PROBLEM STATEMENT: Gather the lines from the material that contain "chart".

RECORDED DATA:
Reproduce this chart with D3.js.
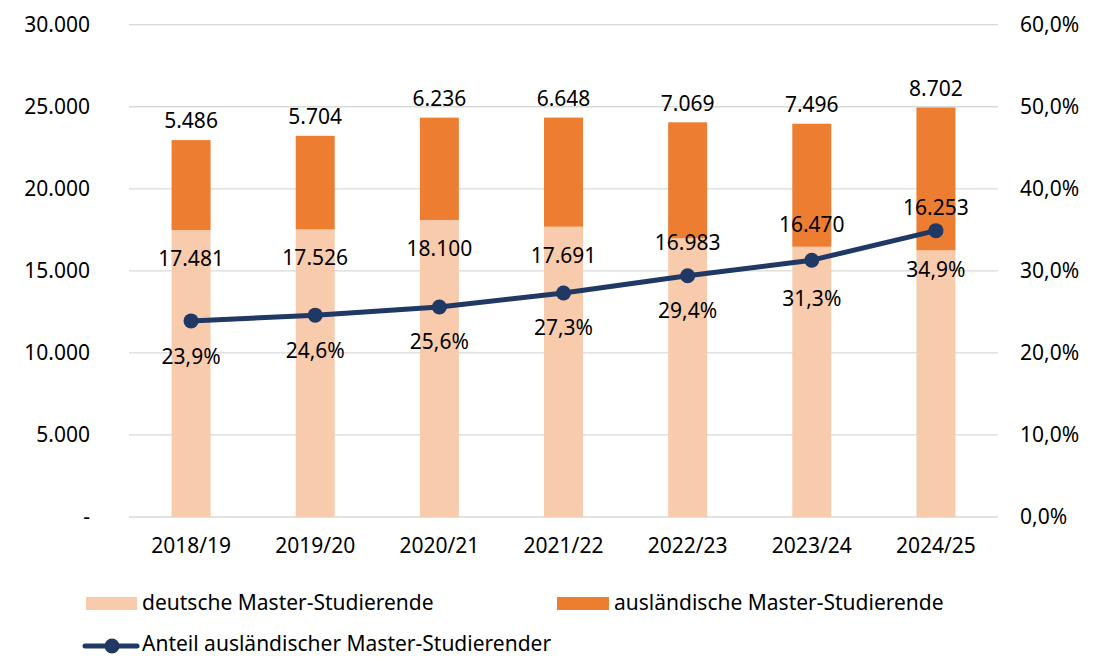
<!DOCTYPE html>
<html>
<head>
<meta charset="utf-8">
<script src="https://cdn.jsdelivr.net/npm/d3@7"></script>
<style>
  html, body { margin: 0; padding: 0; background: #fff; }
  svg { display: block; font-family: "Noto Sans", "Open Sans", sans-serif; }
</style>
</head>
<body>
<svg id="chart" width="1112" height="658"></svg>
<script>
const categories = ["2018/19", "2019/20", "2020/21", "2021/22", "2022/23", "2023/24", "2024/25"];
const german = [17481, 17526, 18100, 17691, 16983, 16470, 16253];
const foreign = [5486, 5704, 6236, 6648, 7069, 7496, 8702];
const share = [23.9, 24.6, 25.6, 27.3, 29.4, 31.3, 34.9];
const leftTicks = [0, 5000, 10000, 15000, 20000, 25000, 30000];
const rightTicks = [0, 10, 20, 30, 40, 50, 60];
const seriesNames = ["deutsche Master-Studierende", "ausländische Master-Studierende", "Anteil ausländischer Master-Studierender"];

// label placement tweaks (layout, pixels)
const germanLabelDy = [28.5, 28.5, 28.5, 28.5, 4, -22, -43];
const shareLabelDy = [35.5, 35.5, 35, 35, 35, 38, 39];

const colGerman = "#F8CBAD", colForeign = "#ED7D31", colLine = "#203864", colGrid = "#D9D9D9";
const fs = 21;

const de = d3.formatLocale({decimal: ",", thousands: ".", grouping: [3], currency: ["", "€"]});
const fmtN = de.format(",d");
const fmtP = v => de.format(".1f")(v) + "%";

const svg = d3.select("#chart");
const x0 = 129, x1 = 998, yTop = 24.7, yBot = 517;

const x = d3.scaleBand().domain(categories).range([x0, x1]).paddingInner(0).paddingOuter(0);
const y = d3.scaleLinear().domain([0, 30000]).range([yBot, yTop]);
const y2 = d3.scaleLinear().domain([0, 60]).range([yBot, yTop]);
const barW = x.bandwidth() * 0.314;
const cx = c => x(c) + x.bandwidth() / 2;

// gridlines
svg.append("g").selectAll("line").data(leftTicks).join("line")
  .attr("x1", x0).attr("x2", x1)
  .attr("y1", d => y(d)).attr("y2", d => y(d))
  .attr("stroke", colGrid).attr("stroke-width", 1.3);

// left axis
const la = svg.append("g").attr("transform", `translate(90,0)`)
  .call(d3.axisLeft(y).tickValues(leftTicks).tickSize(0).tickPadding(0)
    .tickFormat(d => d === 0 ? "-" : fmtN(d)));
la.select(".domain").remove();
la.selectAll("text").attr("font-size", fs).attr("font-family", "Noto Sans").attr("fill", "#000");

// right axis
const ra = svg.append("g").attr("transform", `translate(1020,0)`)
  .call(d3.axisRight(y2).tickValues(rightTicks).tickSize(0).tickPadding(0)
    .tickFormat(d => fmtP(d)));
ra.select(".domain").remove();
ra.selectAll("text").attr("font-size", fs).attr("font-family", "Noto Sans").attr("fill", "#000");

// x axis
const xa = svg.append("g").attr("transform", `translate(0,${yBot})`)
  .call(d3.axisBottom(x).tickSize(0).tickPadding(21));
xa.select(".domain").remove();
xa.selectAll("text").attr("font-size", fs).attr("font-family", "Noto Sans").attr("fill", "#000");

// bars
const rows = categories.map((c, i) => ({c, g: german[i], f: foreign[i], s: share[i], i}));
svg.append("g").selectAll("rect").data(rows).join("rect")
  .attr("x", d => cx(d.c) - barW / 2).attr("width", barW)
  .attr("y", d => y(d.g)).attr("height", d => y(0) - y(d.g))
  .attr("fill", colGerman);
svg.append("g").selectAll("rect").data(rows).join("rect")
  .attr("x", d => cx(d.c) - barW / 2).attr("width", barW)
  .attr("y", d => y(d.g + d.f)).attr("height", d => y(d.g) - y(d.g + d.f))
  .attr("fill", colForeign);

// line
const line = d3.line().x(d => cx(d.c)).y(d => y2(d.s));
svg.append("path").datum(rows).attr("d", line)
  .attr("fill", "none").attr("stroke", colLine).attr("stroke-width", 5).attr("stroke-linejoin", "round");
svg.append("g").selectAll("circle").data(rows).join("circle")
  .attr("cx", d => cx(d.c)).attr("cy", d => y2(d.s)).attr("r", 7.5).attr("fill", colLine);

// labels
const lab = svg.append("g").attr("font-size", fs).attr("text-anchor", "middle").attr("fill", "#000");
lab.selectAll("text.f").data(rows).join("text").attr("class", "f")
  .attr("x", d => cx(d.c)).attr("y", d => y(d.g + d.f) - 19).attr("dy", "0.35em")
  .text(d => fmtN(d.f));
lab.selectAll("text.g").data(rows).join("text").attr("class", "g")
  .attr("x", d => cx(d.c)).attr("y", d => y(d.g) + germanLabelDy[d.i]).attr("dy", "0.35em")
  .text(d => fmtN(d.g));
lab.selectAll("text.s").data(rows).join("text").attr("class", "s")
  .attr("x", d => cx(d.c)).attr("y", d => y2(d.s) + shareLabelDy[d.i]).attr("dy", "0.35em")
  .text(d => fmtP(d.s));

// legend
const lg = svg.append("g").attr("font-size", fs).attr("fill", "#000");
lg.append("rect").attr("x", 86).attr("y", 597).attr("width", 51).attr("height", 13).attr("fill", colGerman);
lg.append("text").attr("x", 142).attr("y", 603).attr("dy", "0.35em").text(seriesNames[0]);
lg.append("rect").attr("x", 557).attr("y", 597).attr("width", 52).attr("height", 13).attr("fill", colForeign);
lg.append("text").attr("x", 614).attr("y", 603).attr("dy", "0.35em").text(seriesNames[1]);
lg.append("line").attr("x1", 85).attr("x2", 137).attr("y1", 646).attr("y2", 646)
  .attr("stroke", colLine).attr("stroke-width", 5).attr("stroke-linecap", "round");
lg.append("circle").attr("cx", 112).attr("cy", 646).attr("r", 7.5).attr("fill", colLine);
lg.append("text").attr("x", 142).attr("y", 644).attr("dy", "0.35em").text(seriesNames[2]);
</script>
</body>
</html>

EXERCISE SOLUTION:
Reproduce this chart with D3.js.
<svg id="chart" width="1112" height="658"></svg>
const svg = d3.select("#chart");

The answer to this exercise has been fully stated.